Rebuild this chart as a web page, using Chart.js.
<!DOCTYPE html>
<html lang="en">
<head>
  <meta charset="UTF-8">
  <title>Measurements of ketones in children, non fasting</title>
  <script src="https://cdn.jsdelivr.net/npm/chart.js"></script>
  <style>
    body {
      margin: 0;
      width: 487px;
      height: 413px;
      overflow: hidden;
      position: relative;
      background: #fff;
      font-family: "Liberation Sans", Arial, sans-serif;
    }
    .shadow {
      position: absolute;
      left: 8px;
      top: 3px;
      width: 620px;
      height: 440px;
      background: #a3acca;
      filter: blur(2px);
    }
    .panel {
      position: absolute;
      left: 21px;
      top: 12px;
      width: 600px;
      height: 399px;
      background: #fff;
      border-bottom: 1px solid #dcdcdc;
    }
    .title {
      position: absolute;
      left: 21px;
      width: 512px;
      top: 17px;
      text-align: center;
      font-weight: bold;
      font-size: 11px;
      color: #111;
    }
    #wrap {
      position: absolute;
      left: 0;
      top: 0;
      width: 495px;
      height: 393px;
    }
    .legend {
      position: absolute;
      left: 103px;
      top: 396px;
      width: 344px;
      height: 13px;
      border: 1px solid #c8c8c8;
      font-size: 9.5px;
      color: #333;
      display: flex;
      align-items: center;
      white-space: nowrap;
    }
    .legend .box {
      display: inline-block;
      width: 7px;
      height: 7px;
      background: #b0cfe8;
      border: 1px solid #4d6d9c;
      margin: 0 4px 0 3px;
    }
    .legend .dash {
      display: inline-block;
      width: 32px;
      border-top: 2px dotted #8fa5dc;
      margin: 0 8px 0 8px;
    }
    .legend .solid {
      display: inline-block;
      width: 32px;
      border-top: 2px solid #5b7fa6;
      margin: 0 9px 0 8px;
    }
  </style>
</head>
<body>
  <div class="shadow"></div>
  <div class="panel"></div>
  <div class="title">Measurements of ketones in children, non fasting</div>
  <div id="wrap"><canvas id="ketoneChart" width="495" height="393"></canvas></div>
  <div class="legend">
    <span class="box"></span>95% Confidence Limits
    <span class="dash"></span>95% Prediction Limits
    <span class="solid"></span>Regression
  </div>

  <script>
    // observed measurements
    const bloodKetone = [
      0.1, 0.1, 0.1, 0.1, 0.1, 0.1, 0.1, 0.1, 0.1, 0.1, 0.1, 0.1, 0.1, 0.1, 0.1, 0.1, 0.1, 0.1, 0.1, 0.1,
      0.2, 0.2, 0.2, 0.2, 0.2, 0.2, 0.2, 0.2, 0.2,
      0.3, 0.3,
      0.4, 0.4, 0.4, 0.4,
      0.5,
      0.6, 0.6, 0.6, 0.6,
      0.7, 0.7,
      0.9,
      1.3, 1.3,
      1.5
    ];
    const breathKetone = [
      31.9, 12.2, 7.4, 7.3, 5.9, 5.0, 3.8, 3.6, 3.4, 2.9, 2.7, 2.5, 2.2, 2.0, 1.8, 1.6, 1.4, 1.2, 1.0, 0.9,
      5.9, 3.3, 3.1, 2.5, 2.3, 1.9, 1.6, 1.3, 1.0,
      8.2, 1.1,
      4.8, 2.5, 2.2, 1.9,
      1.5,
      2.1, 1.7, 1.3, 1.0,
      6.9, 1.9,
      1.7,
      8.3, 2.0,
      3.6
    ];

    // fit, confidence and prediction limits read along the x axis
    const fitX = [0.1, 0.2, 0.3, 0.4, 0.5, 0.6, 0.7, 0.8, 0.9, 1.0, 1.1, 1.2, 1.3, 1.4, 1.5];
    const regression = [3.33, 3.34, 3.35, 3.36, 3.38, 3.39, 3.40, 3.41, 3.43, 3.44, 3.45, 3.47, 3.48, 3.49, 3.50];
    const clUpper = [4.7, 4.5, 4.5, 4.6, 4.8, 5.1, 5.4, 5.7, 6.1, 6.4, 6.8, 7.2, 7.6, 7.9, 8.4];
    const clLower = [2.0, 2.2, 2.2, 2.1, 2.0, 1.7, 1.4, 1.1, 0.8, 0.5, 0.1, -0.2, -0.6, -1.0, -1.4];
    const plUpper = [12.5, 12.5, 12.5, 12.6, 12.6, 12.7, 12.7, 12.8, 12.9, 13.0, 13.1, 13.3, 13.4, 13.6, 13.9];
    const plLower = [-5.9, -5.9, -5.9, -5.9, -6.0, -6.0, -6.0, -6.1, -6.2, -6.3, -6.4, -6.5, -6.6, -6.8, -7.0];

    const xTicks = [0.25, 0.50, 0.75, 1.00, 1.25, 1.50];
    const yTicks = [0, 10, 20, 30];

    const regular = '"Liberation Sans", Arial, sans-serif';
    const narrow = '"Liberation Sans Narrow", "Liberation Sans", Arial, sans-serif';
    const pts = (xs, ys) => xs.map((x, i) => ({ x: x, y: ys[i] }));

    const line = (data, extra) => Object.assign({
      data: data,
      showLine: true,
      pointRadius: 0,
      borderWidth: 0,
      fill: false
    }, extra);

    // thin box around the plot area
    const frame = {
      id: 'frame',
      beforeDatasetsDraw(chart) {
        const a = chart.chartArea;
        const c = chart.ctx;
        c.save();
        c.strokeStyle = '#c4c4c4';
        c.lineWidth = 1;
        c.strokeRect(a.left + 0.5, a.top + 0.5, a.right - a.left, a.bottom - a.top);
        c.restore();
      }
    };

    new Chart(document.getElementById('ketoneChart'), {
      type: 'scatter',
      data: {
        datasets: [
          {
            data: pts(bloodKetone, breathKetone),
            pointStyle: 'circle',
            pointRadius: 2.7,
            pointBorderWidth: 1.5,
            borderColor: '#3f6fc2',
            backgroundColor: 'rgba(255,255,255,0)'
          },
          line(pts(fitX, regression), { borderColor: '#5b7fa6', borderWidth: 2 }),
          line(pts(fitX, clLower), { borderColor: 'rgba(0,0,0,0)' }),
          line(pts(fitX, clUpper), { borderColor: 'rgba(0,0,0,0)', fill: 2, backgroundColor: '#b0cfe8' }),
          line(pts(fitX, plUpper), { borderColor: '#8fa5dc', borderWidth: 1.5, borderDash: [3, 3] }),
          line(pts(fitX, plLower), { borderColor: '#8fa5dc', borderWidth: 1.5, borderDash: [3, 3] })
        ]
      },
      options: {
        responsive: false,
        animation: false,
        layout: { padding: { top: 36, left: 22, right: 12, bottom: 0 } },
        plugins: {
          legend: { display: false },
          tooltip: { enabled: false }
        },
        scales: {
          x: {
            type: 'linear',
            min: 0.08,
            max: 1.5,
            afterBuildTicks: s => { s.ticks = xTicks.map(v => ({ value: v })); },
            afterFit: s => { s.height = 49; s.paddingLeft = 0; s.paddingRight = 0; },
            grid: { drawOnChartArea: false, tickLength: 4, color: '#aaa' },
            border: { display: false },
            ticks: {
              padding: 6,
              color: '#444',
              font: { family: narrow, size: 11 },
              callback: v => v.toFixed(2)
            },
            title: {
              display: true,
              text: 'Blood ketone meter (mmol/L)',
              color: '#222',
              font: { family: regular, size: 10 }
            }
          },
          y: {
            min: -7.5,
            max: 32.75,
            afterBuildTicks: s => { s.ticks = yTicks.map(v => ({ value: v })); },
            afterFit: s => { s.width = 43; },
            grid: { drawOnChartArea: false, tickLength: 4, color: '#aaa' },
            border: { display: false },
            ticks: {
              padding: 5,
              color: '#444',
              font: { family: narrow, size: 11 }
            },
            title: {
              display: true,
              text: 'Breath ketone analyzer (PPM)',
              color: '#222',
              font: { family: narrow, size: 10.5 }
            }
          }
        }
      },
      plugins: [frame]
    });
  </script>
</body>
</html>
────────
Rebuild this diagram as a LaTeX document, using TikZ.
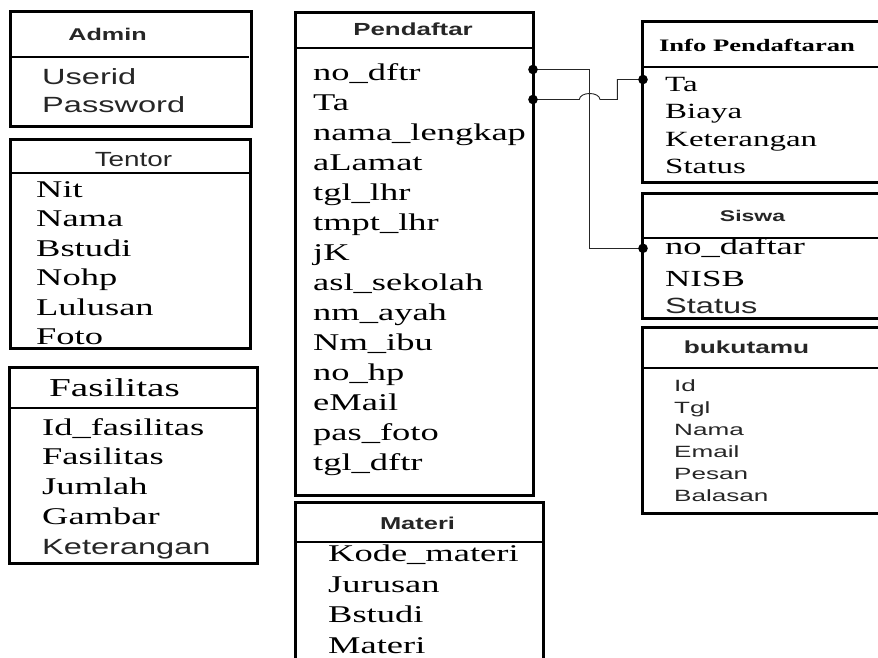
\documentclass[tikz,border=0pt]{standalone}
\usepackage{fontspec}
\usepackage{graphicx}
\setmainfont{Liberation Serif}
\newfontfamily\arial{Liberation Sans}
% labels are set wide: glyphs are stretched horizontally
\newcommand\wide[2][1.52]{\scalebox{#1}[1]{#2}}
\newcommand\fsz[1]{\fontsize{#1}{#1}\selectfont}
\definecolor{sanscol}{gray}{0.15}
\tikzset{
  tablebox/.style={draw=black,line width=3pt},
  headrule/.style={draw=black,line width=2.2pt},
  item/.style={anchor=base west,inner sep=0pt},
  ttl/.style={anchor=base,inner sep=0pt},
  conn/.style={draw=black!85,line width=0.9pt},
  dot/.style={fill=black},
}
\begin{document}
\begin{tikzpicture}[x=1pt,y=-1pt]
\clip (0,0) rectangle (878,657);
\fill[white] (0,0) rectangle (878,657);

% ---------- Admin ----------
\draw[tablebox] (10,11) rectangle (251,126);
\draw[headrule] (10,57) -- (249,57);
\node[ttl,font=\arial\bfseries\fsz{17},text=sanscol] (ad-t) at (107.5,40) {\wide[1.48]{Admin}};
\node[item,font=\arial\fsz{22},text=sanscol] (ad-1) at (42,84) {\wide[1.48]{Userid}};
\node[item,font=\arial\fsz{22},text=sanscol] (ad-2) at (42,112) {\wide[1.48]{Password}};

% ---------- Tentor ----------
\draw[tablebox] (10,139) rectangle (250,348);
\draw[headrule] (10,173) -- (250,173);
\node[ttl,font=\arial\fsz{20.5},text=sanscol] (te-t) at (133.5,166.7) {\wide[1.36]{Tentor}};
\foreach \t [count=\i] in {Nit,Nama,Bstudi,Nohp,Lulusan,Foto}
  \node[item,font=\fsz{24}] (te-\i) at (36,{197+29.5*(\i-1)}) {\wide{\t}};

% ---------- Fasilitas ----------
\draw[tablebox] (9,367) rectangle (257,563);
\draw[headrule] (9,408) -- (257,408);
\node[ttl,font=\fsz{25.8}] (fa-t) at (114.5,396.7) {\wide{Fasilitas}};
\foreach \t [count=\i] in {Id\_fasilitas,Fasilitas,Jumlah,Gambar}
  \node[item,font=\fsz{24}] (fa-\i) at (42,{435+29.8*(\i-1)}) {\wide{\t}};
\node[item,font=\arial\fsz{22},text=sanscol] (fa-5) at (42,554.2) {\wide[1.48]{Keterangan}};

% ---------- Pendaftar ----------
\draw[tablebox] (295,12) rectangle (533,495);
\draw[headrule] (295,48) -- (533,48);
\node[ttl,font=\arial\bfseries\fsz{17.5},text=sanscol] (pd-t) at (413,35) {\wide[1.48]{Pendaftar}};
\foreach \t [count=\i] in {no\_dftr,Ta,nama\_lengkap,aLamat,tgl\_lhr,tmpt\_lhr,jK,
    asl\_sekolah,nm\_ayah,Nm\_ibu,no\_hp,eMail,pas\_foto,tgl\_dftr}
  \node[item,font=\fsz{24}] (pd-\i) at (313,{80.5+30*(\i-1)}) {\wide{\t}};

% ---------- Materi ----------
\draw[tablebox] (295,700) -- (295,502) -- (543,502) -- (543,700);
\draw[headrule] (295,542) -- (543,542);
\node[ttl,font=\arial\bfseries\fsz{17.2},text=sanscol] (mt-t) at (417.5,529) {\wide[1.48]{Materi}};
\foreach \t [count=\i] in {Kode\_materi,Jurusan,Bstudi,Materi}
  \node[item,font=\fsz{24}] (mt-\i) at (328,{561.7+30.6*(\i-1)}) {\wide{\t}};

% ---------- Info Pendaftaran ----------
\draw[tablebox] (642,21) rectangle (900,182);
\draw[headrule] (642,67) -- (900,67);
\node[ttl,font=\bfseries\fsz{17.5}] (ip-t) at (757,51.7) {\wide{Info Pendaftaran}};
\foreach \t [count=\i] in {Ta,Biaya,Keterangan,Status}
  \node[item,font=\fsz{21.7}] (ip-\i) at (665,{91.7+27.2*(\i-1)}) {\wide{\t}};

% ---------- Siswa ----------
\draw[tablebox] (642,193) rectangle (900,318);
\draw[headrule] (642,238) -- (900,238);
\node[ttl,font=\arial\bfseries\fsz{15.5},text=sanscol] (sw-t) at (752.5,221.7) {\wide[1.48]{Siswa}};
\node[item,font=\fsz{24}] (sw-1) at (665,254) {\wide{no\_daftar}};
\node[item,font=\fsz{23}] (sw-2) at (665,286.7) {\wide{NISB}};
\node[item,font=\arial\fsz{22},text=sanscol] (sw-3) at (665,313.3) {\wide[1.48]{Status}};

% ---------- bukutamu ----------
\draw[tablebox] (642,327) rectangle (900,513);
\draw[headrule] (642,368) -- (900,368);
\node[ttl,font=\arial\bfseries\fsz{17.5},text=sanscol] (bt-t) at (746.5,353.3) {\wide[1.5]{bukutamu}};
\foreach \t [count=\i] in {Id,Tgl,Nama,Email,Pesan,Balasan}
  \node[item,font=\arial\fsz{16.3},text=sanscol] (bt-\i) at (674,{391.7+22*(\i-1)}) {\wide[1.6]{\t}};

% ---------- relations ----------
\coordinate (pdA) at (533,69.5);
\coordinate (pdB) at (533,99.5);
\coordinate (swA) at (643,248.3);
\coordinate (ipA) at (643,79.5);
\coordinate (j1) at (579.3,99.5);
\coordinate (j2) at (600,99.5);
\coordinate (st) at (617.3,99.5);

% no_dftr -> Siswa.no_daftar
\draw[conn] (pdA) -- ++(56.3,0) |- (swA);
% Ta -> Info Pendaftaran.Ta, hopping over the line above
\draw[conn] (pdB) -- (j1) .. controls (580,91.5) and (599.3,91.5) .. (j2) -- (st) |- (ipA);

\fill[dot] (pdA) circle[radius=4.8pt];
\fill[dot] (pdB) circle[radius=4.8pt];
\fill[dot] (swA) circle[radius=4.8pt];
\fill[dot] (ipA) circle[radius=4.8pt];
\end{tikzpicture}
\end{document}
────────
[Task requirements]: Each line in the entries above that includes the string "using" should be extracted.

[Worked solution]:
Rebuild this chart as a web page, using Chart.js.
Rebuild this diagram as a LaTeX document, using TikZ.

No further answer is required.